The following shall be the principal recurring processes of the Committee in carrying out its oversight responsibilities. The Committee may perform such other duties and responsibilities as are consistent with its purpose and as the Board or the committee deems appropriate.
 
  1. Independent Auditors. The Committee shall have a clear understanding with management and the independent auditors that the independent auditors are ultimately accountable to the Committee and the Board, as representatives of the Company's policyholders. The Committee shall have the sole authority and responsibility to hire (subject to policyholder ratification), evaluate and, where appropriate, replace the independent auditors and, in its capacity as a committee of the Board, shall be directly responsible for the appointment, compensation and general oversight of the work of the independent auditors. The Committee shall discuss the auditors' qualifications and independence from management and the Company, including whether the auditors' performance of permissible non-audit services is compatible with their independence. This process will include, at least annually, the Committee's review of the independent auditors' internal control procedures, any material issues raised by the most recent internal quality-control review, or peer review, of the independent auditors, or by any inquiry or investigation by governmental or professional authorities, within the preceding five years, and any steps taken to deal with any such issues; and (to assess the auditors' independence) all relationships between the independent auditors and the Company.
     
  2. Audit Services.

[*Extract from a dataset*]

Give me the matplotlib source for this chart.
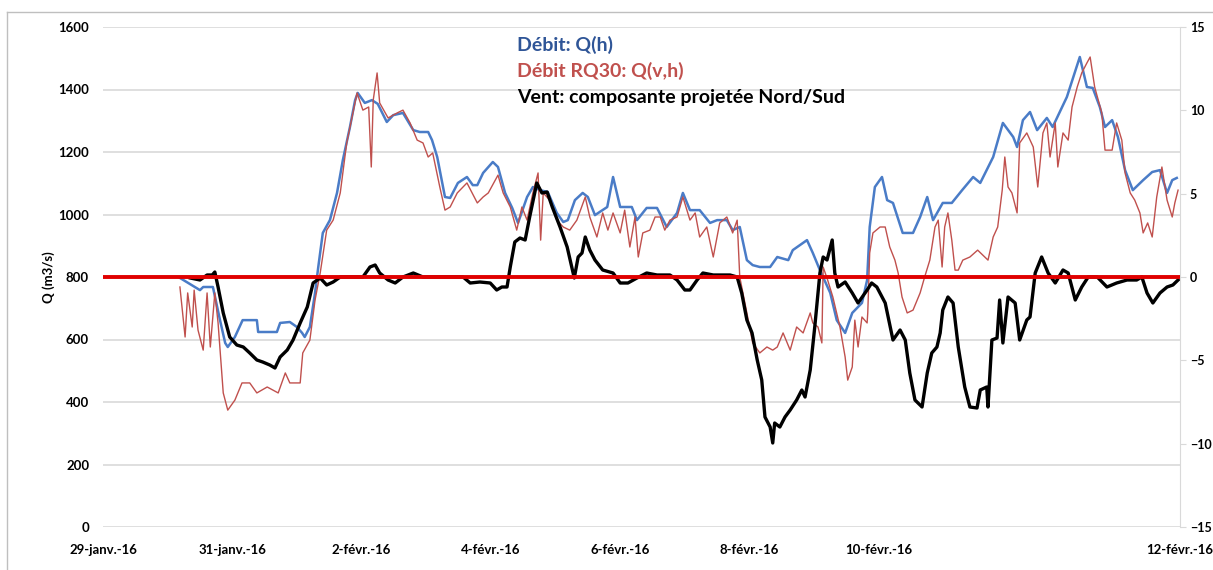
import matplotlib
matplotlib.use("Agg")
import matplotlib.pyplot as plt
from matplotlib.lines import Line2D

# x in days after 29-janv.-16
q_h_days = [1.19, 1.50, 1.55, 1.70, 1.81, 1.89, 1.93, 2.04, 2.16, 2.38, 2.40, 2.69, 2.74, 2.89, 3.00,
            3.08, 3.12, 3.20, 3.28, 3.33, 3.40, 3.51, 3.62, 3.71, 3.82, 3.90, 3.94, 4.05, 4.16, 4.25,
            4.39, 4.49, 4.64, 4.80, 4.90, 5.03, 5.09, 5.17, 5.29, 5.37, 5.49, 5.63, 5.72, 5.79, 5.88,
            6.03, 6.11, 6.22, 6.33, 6.42, 6.56, 6.65, 6.76, 6.88, 7.02, 7.12, 7.19, 7.30, 7.42, 7.50,
            7.61, 7.80, 7.89, 8.00, 8.18, 8.26, 8.41, 8.57, 8.72, 8.88, 8.97, 9.08, 9.23, 9.39, 9.50,
            9.65, 9.74, 9.85, 9.96, 10.05, 10.16, 10.32, 10.43, 10.60, 10.67, 10.89, 10.98, 11.09,
            11.25, 11.35, 11.48, 11.59, 11.74, 11.82, 11.86, 11.94, 12.05, 12.13, 12.22, 12.37, 12.53,
            12.64, 12.75, 12.84, 12.99, 13.13, 13.29, 13.46, 13.57, 13.77, 13.92, 14.08, 14.14, 14.23,
            14.34, 14.45, 14.60, 14.69, 14.91, 15.11, 15.22, 15.31, 15.42, 15.50, 15.61, 15.70, 15.81,
            15.93, 16.09, 16.23, 16.35, 16.46, 16.54, 16.61]
q_h = [797, 758, 768, 768, 662, 589, 576, 608, 662, 662, 624, 624, 653, 656, 640,
       621, 608, 640, 749, 832, 941, 982, 1069, 1174, 1280, 1366, 1389, 1357, 1366, 1354,
       1296, 1318, 1325, 1270, 1264, 1264, 1238, 1184, 1056, 1053, 1101, 1120, 1094, 1094, 1133,
       1168, 1152, 1069, 1021, 973, 1056, 1088, 1078, 1072, 1005, 976, 982, 1046, 1069, 1056,
       998, 1024, 1120, 1024, 1024, 982, 1021, 1021, 960, 1005, 1069, 1014, 1014, 973, 982,
       982, 950, 960, 854, 838, 832, 832, 864, 854, 886, 918, 877, 822,
       749, 662, 621, 685, 717, 790, 960, 1088, 1120, 1046, 1037, 941, 941,
       992, 1056, 982, 1037, 1037, 1078, 1120, 1101, 1184, 1293, 1248, 1216, 1302,
       1328, 1270, 1309, 1280, 1376, 1504, 1408, 1405, 1344, 1280, 1302, 1248, 1142,
       1078, 1110, 1136, 1142, 1069, 1110, 1117]

rq30_days = [1.19, 1.27, 1.31, 1.38, 1.41, 1.47, 1.55, 1.61, 1.66, 1.73, 1.78, 1.86, 1.93, 2.04, 2.15,
             2.27, 2.38, 2.54, 2.63, 2.71, 2.82, 2.89, 3.05, 3.09, 3.20, 3.28, 3.36, 3.46, 3.56, 3.67,
             3.77, 3.93, 4.02, 4.11, 4.15, 4.18, 4.24, 4.28, 4.41, 4.55, 4.64, 4.75, 4.86, 4.95, 5.03,
             5.10, 5.21, 5.29, 5.37, 5.48, 5.63, 5.71, 5.79, 5.88, 5.96, 6.11, 6.19, 6.30, 6.40, 6.48,
             6.56, 6.65, 6.73, 6.77, 6.81, 6.91, 7.02, 7.12, 7.22, 7.33, 7.46, 7.53, 7.64, 7.73, 7.81,
             7.89, 8.00, 8.07, 8.15, 8.23, 8.28, 8.35, 8.46, 8.54, 8.62, 8.69, 8.77, 8.88, 8.97, 9.08,
             9.16, 9.23, 9.34, 9.44, 9.54, 9.65, 9.74, 9.81, 9.85, 9.96, 10.05, 10.16, 10.27, 10.36,
             10.43, 10.52, 10.63, 10.73, 10.83, 10.94, 10.98, 11.06, 11.12, 11.14, 11.21, 11.29, 11.40,
             11.48, 11.52, 11.59, 11.63, 11.68, 11.74, 11.82, 11.83, 11.86, 11.91, 12.02, 12.10, 12.17,
             12.25, 12.30, 12.36, 12.44, 12.53, 12.64, 12.71, 12.79, 12.87, 12.92, 12.98, 13.02, 13.07,
             13.13, 13.18, 13.23, 13.30, 13.41, 13.53, 13.69, 13.77, 13.84, 13.91, 13.95, 14.00, 14.06,
             14.14, 14.18, 14.29, 14.39, 14.46, 14.54, 14.60, 14.65, 14.73, 14.77, 14.85, 14.93, 14.99,
             15.07, 15.14, 15.22, 15.27, 15.34, 15.45, 15.50, 15.61, 15.68, 15.76, 15.81, 15.89, 15.96,
             16.04, 16.09, 16.16, 16.23, 16.30, 16.38, 16.46, 16.54, 16.58, 16.63]
rq30 = [768, 608, 749, 640, 758, 630, 566, 749, 576, 749, 653, 429, 374, 406, 461,
        461, 429, 448, 438, 429, 493, 461, 461, 557, 598, 726, 813, 950, 982, 1069,
        1229, 1389, 1334, 1344, 1152, 1366, 1453, 1357, 1309, 1325, 1334, 1293, 1238, 1229, 1184,
        1197, 1088, 1014, 1024, 1069, 1101, 1069, 1037, 1056, 1069, 1126, 1069, 1024, 950, 1024,
        982, 1069, 1133, 918, 1069, 1046, 982, 960, 950, 982, 1056, 992, 928, 1005, 950,
        1005, 941, 1014, 896, 992, 864, 941, 950, 992, 992, 950, 982, 992, 1056, 982,
        1005, 928, 960, 864, 973, 992, 941, 982, 800, 685, 589, 557, 576, 566,
        576, 621, 566, 640, 621, 685, 653, 640, 589, 832, 790, 736, 640,
        544, 470, 512, 662, 576, 672, 653, 685, 877, 941, 960, 960, 896,
        854, 813, 736, 685, 694, 749, 800, 854, 960, 982, 832, 960, 1005,
        918, 822, 822, 854, 864, 886, 854, 928, 960, 1078, 1184, 1088, 1069,
        1005, 1229, 1261, 1216, 1088, 1261, 1293, 1184, 1293, 1152, 1261, 1238, 1344,
        1408, 1453, 1485, 1504, 1408, 1325, 1206, 1206, 1293, 1238, 1133, 1069, 1046,
        1005, 941, 973, 928, 1056, 1152, 1046, 992, 1037, 1078]

wind_days = [1.35, 1.50, 1.61, 1.69, 1.73, 1.78, 1.86, 1.96, 2.07, 2.17, 2.27, 2.38, 2.47, 2.58, 2.66,
             2.74, 2.85, 2.94, 3.05, 3.16, 3.25, 3.36, 3.46, 3.56, 3.67, 4.02, 4.13, 4.21, 4.28, 4.41,
             4.52, 4.64, 4.80, 4.95, 5.17, 5.57, 5.68, 5.83, 5.99, 6.09, 6.17, 6.25, 6.30, 6.37, 6.45,
             6.53, 6.60, 6.71, 6.79, 6.87, 6.95, 7.07, 7.18, 7.25, 7.29, 7.35, 7.41, 7.46, 7.53, 7.61,
             7.73, 7.89, 8.00, 8.12, 8.26, 8.41, 8.57, 8.77, 8.88, 9.00, 9.08, 9.19, 9.28, 9.44, 9.70,
             9.81, 9.88, 9.96, 10.04, 10.12, 10.19, 10.24, 10.32, 10.36, 10.39, 10.47, 10.55, 10.63,
             10.73, 10.81, 10.86, 10.94, 11.01, 11.09, 11.14, 11.20, 11.28, 11.32, 11.37, 11.48, 11.59,
             11.68, 11.82, 11.89, 11.97, 12.10, 12.22, 12.33, 12.41, 12.48, 12.56, 12.67, 12.75, 12.82,
             12.90, 12.95, 12.99, 13.07, 13.15, 13.23, 13.33, 13.41, 13.52, 13.57, 13.67, 13.69, 13.75,
             13.83, 13.87, 13.92, 14.00, 14.11, 14.18, 14.29, 14.34, 14.42, 14.52, 14.62, 14.73, 14.85,
             14.93, 15.04, 15.14, 15.24, 15.38, 15.53, 15.68, 15.84, 15.99, 16.07, 16.15, 16.24, 16.35,
             16.46, 16.55, 16.63]
wind = [-0.06, -0.18, 0.12, 0.12, 0.30, -0.60, -2.16, -3.60, -4.08, -4.20, -4.56, -4.98, -5.10, -5.28, -5.46,
        -4.80, -4.38, -3.78, -2.76, -1.80, -0.36, -0.06, -0.48, -0.30, 0.0, 0.0, 0.60, 0.72, 0.24, -0.18,
        -0.36, 0.0, 0.24, 0.0, 0.0, 0.0, -0.36, -0.30, -0.36, -0.78, -0.60, -0.60, 0.60, 2.10, 2.34,
        2.22, 3.60, 5.64, 5.04, 5.10, 4.20, 3.00, 1.80, 0.60, -0.06, 1.20, 1.44, 2.40, 1.62, 1.02,
        0.42, 0.24, -0.36, -0.36, -0.06, 0.24, 0.12, 0.12, -0.18, -0.78, -0.78, -0.18, 0.24, 0.12, 0.12,
        0.0, -0.96, -2.58, -3.36, -4.98, -6.18, -8.40, -9.00, -9.96, -8.76, -9.00, -8.40, -7.98,
        -7.38, -6.78, -7.20, -5.58, -3.00, 0.24, 1.20, 1.02, 2.22, 0.24, -0.60, -0.30, -0.96,
        -1.56, -0.78, -0.36, -0.60, -1.56, -3.78, -3.18, -3.78, -5.76, -7.38, -7.80, -5.76, -4.56,
        -4.20, -3.36, -1.98, -1.20, -1.56, -4.20, -6.60, -7.80, -7.86, -6.78, -6.60, -7.80, -3.78,
        -3.66, -1.38, -3.96, -1.20, -1.56, -3.78, -2.58, -2.40, 0.24, 1.20, 0.24, -0.36, 0.42,
        0.24, -1.38, -0.60, 0.0, 0.0, -0.60, -0.36, -0.18, -0.18, 0.0, -0.96, -1.56, -0.96,
        -0.60, -0.48, -0.18]

tick_days = [0, 2, 4, 6, 8, 10, 12, 16.66]
tick_labels = ["29-janv.-16", "31-janv.-16", "2-févr.-16", "4-févr.-16", "6-févr.-16",
               "8-févr.-16", "10-févr.-16", "12-févr.-16"]
legend_texts = ["Débit: Q(h)", "Débit RQ30: Q(v,h)", "Vent: composante projetée Nord/Sud"]

plt.rcParams['font.family'] = ['Lato', 'DejaVu Sans']
plt.rcParams['font.weight'] = 'bold'

fig = plt.figure(figsize=(12.13, 5.70), dpi=100)
ax = fig.add_axes([103 / 1213, 43 / 570, 1077 / 1213, 500 / 570])
ax2 = ax.twinx()

grid_c = '#D9D9D9'
ax.set_ylim(0, 1600)
ax.set_xlim(0, 16.66)
ax.set_yticks(range(0, 1601, 200))
ax.grid(axis='y', color=grid_c, linewidth=1.2)
ax.set_axisbelow(True)
for s in ['top', 'left', 'right', 'bottom']:
    ax.spines[s].set_visible(False)
ax.tick_params(axis='y', length=0, pad=10, labelsize=9.5)
ax.set_xticks(tick_days)
ax.set_xticklabels(tick_labels)
ax.tick_params(axis='x', length=0, pad=12, labelsize=9.5)
ax.set_ylabel("Q (m3/s)", fontsize=9.5, fontweight='bold', labelpad=2)

ax.plot(q_h_days, q_h, color='#4A7CC7', linewidth=1.8, zorder=3)
ax.plot(rq30_days, rq30, color='#C0504D', linewidth=1.0, zorder=4)

ax2.set_ylim(-15, 15)
ax2.set_yticks(range(-15, 16, 5))
for s in ['top', 'left', 'bottom']:
    ax2.spines[s].set_visible(False)
ax2.spines['right'].set_color(grid_c)
ax2.tick_params(axis='y', length=4, color=grid_c, pad=3, labelsize=9)
ax2.plot(wind_days, wind, color='black', linewidth=2.4, zorder=3)
ax2.axhline(0, color='#E00000', linewidth=2.8, zorder=4)

# legend written as coloured text
leg_colors = ['#2F5597', '#C0504D', 'black']
leg_y = [1 - 45 / 570, 1 - 71 / 570, 1 - 98 / 570]
for txt, c, yy in zip(legend_texts, leg_colors, leg_y):
    fig.text(517 / 1213, yy, txt, color=c, fontsize=14, fontweight='bold', va='center', ha='left')

# chart area border
fig.add_artist(Line2D([7 / 1213, 1], [1 - 12 / 570, 1 - 12 / 570], transform=fig.transFigure,
                      color='#BFBFBF', linewidth=1.0))
fig.add_artist(Line2D([7 / 1213, 7 / 1213], [0, 1 - 12 / 570], transform=fig.transFigure,
                      color='#BFBFBF', linewidth=1.0))

fig.savefig("out.png", dpi=100)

The Committee shall discuss with the internal auditors and the independent auditors the overall scope and plans for their respective audits including their respective responsibilities and the adequacy of staffing and compensation. The Committee shall approve in advance all audit engagement fees and the terms of all audit services to be provided by the independent auditors.
     
  3. Permissible Non-audit Services. The Committee shall pre-approve any permissible non-audit services to be provided by the independent auditors.
     
  4. Review of Annual Audited Financial Statements. The Committee shall review with management and the independent auditors the financial statements included in the Company's annual filing with insurance regulatory authorities as well as any other financial statements of the Company, its subsidiaries and employee benefit plans, including (a) their judgment about the quality, not just acceptability, of the Company's accounting principles, including significant financial reporting issues and judgments made in connection with the preparation of the financial statements; (b) the clarity of the disclosures in the financial statements; and (c) the Company's disclosures of critical accounting policies.

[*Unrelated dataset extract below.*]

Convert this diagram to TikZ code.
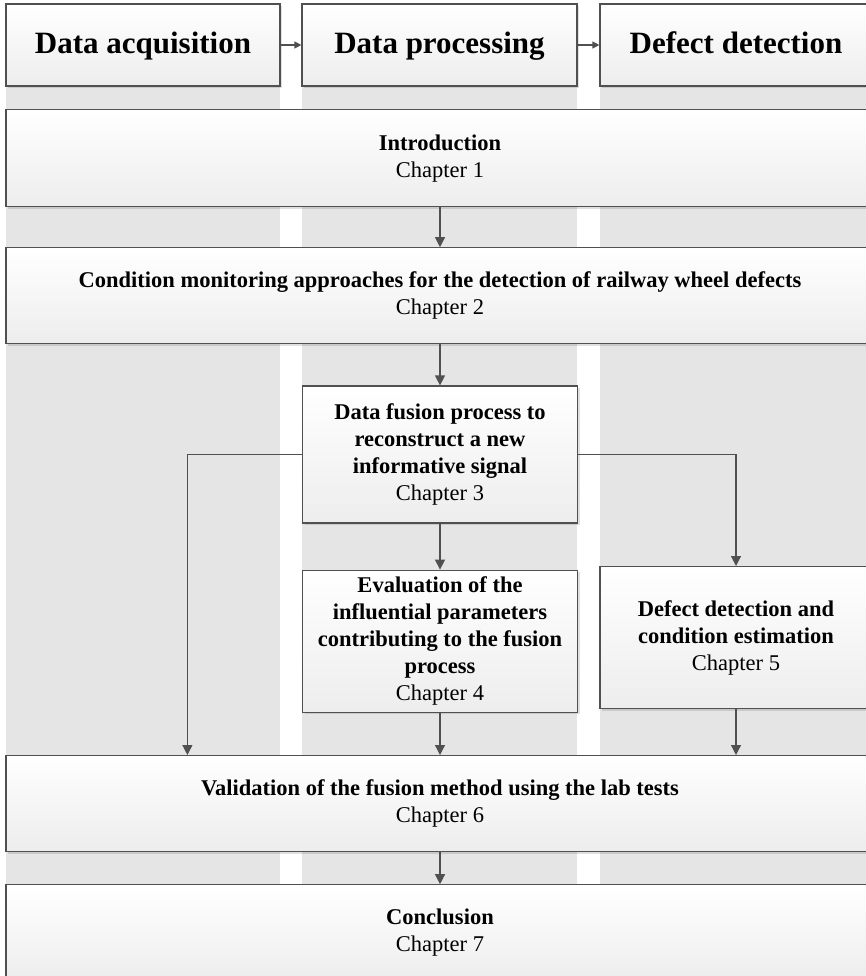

    The Committee will also review with management and the independent auditors (a) major issues regarding accounting principles and financial statement presentations, including significant changes in the selection or application of accounting principles; (b) major issues regarding the adequacy of internal controls and steps taken in light of material deficiencies; and, (c) the effects of regulatory and accounting initiatives on the financial statements.

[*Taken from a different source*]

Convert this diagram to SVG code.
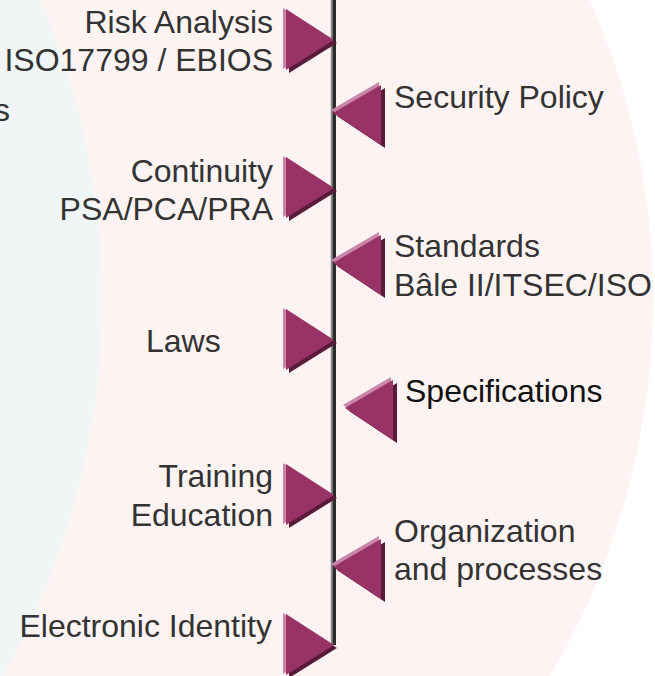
<svg xmlns="http://www.w3.org/2000/svg" width="655" height="676" viewBox="0 0 655 676">
<style>
  text { font-family: "Liberation Sans", Arial, sans-serif; font-size: 32px; fill: #333333; }
  .end { text-anchor: end; }
  .lt { fill: #C985AA; }
  .mn { fill: #993366; }
  .dk { fill: #5A1B3A; }
</style>
<defs>
  <g id="triR">
    <polygon class="lt" points="-51,-32 -3,-1 -51,29"/>
    <polygon class="dk" points="-45,-28 3,3 -45,33"/>
    <polygon class="mn" points="-48,-31 0,0 -48,30"/>
  </g>
  <g id="triL">
    <polygon class="lt" points="-2,-3 46,-31 46,29"/>
    <polygon class="dk" points="4,3 52,-25 52,35"/>
    <polygon class="mn" points="0,0 48,-28 48,32"/>
  </g>
</defs>
<rect x="0" y="0" width="655" height="676" fill="#FFFFFF"/>
<circle cx="-88" cy="299" r="741" fill="#FDF3F3"/>
<circle cx="-658" cy="300" r="760" fill="#F0F5F5"/>
<g id="connectors">
  <line x1="331.5" y1="0" x2="331.5" y2="645" stroke="#8A8A8A" stroke-width="1.5"/>
  <line x1="334.2" y1="0" x2="334.2" y2="645" stroke="#2B2B2B" stroke-width="3.6"/>
</g>
<text x="-6" y="121">s</text>
<g id="risk">
  <use href="#triR" x="334" y="40"/>
  <text class="end" x="273" y="33">Risk Analysis</text>
  <text class="end" x="273" y="71">ISO17799 / EBIOS</text>
</g>
<g id="security">
  <use href="#triL" x="333" y="113"/>
  <text x="394" y="108">Security Policy</text>
</g>
<g id="continuity">
  <use href="#triR" x="334" y="188"/>
  <text class="end" x="273" y="182">Continuity</text>
  <text class="end" x="273" y="220">PSA/PCA/PRA</text>
</g>
<g id="standards">
  <use href="#triL" x="333" y="263"/>
  <text x="394" y="257">Standards</text>
  <text x="394" y="296">Bâle II/ITSEC/ISO</text>
</g>
<g id="laws">
  <use href="#triR" x="334" y="340"/>
  <text x="146" y="352">Laws</text>
</g>
<g id="specifications">
  <use href="#triL" x="345" y="408"/>
  <text x="405" y="402" style="fill:#111111">Specifications</text>
</g>
<g id="training">
  <use href="#triR" x="334" y="495"/>
  <text class="end" x="273" y="487">Training</text>
  <text class="end" x="273" y="526">Education</text>
</g>
<g id="organization">
  <use href="#triL" x="333" y="567"/>
  <text x="394" y="542">Organization</text>
  <text x="394" y="580">and processes</text>
</g>
<g id="identity">
  <use href="#triR" x="334" y="645"/>
  <text class="end" x="272" y="637">Electronic Identity</text>
</g>
</svg>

    The Committee will discuss the results of the annual audit and any difficulties the independent auditors encountered in the course of their audit work, including any restrictions on the scope of the auditors' activities or on access to requested information, and any significant disagreements with management. The Committee will also discuss any other matters required to be communicated to the Committee by the independent auditors under generally accepted auditing standards.
     
  5. Risk Assessment and Risk Management. The Committee will review and discuss with management, the internal auditors, and the independent auditors the Company's policies and procedures with respect to risk assessment and risk management.
     
  6. Internal Controls. The Committee will discuss with management, the internal auditors, and the independent auditors the Company's internal controls (with particular emphasis on the scope and performance of the internal audit function), and review and discuss with the internal auditors the results of the internal audit program.
     
  7. Complaint Procedures. The Committee shall establish procedures for handling complaints regarding accounting, internal accounting controls, and auditing matters, including procedures for confidential, anonymous submission of concerns by employees regarding accounting and auditing matters.
     
  8. Review of Legal and Regulatory Compliance. The Committee shall periodically review with management, outside counsel and the independent auditors any correspondence with, or other action by, regulators or governmental agencies and any employee complaints or published reports that raise concerns regarding the Company’s financial statements, accounting or auditing matters or compliance with the Company’s Code of Conduct. The Committee shall also meet periodically, and may request to meet separately, with outside counsel to review material legal affairs of the Company and the Company’s compliance with applicable law and regulatory standards.
     
  9. Director & Related Party Transactions. The Committee shall review periodically, but no less frequently than annually, a summary of the Company’s transactions with Directors and executive officers of the Company and with firms that employ Directors, as well as any other material related party transactions, for the purpose of recommending to the disinterested members of the Board of Directors that the transactions are fair, reasonable and within Company policy, and should be ratified and approved.
     
  10. Hiring of Auditor Personnel. Concerning the hiring of any current or former employees of the company's currently retained independent auditors, the Audit Committee Chair will approve in advance the hiring of any non-officer level positions, while the full Audit Committee will approve in advance the hiring of any officer level positions.
     
  11. Charter. The Committee shall periodically review and reassess the adequacy of this Charter and recommend any proposed changes to the Board for approval.
     
  12. Annually, the committee will review each charter component and assess actions taken to comply with them.
     
  13. Investigative Authority. In discharging its oversight role, the Committee is empowered to investigate any matter brought to its attention with full access to all books, records, facilities and personnel of the Company.
     
  14. At least once per year, conduct an executive session without the CEO for all non-director members of management who routinely attend committee meetings.

Outside Advisors

The Committee shall have the authority to retain such outside counsel, accountants, experts and other advisors as it deems appropriate to assist the Committee in the performance of its functions. The Committee shall be provided with appropriate funding, as determined by the Committee, for payment of compensation to such outside counsel, accountants, experts and other advisors.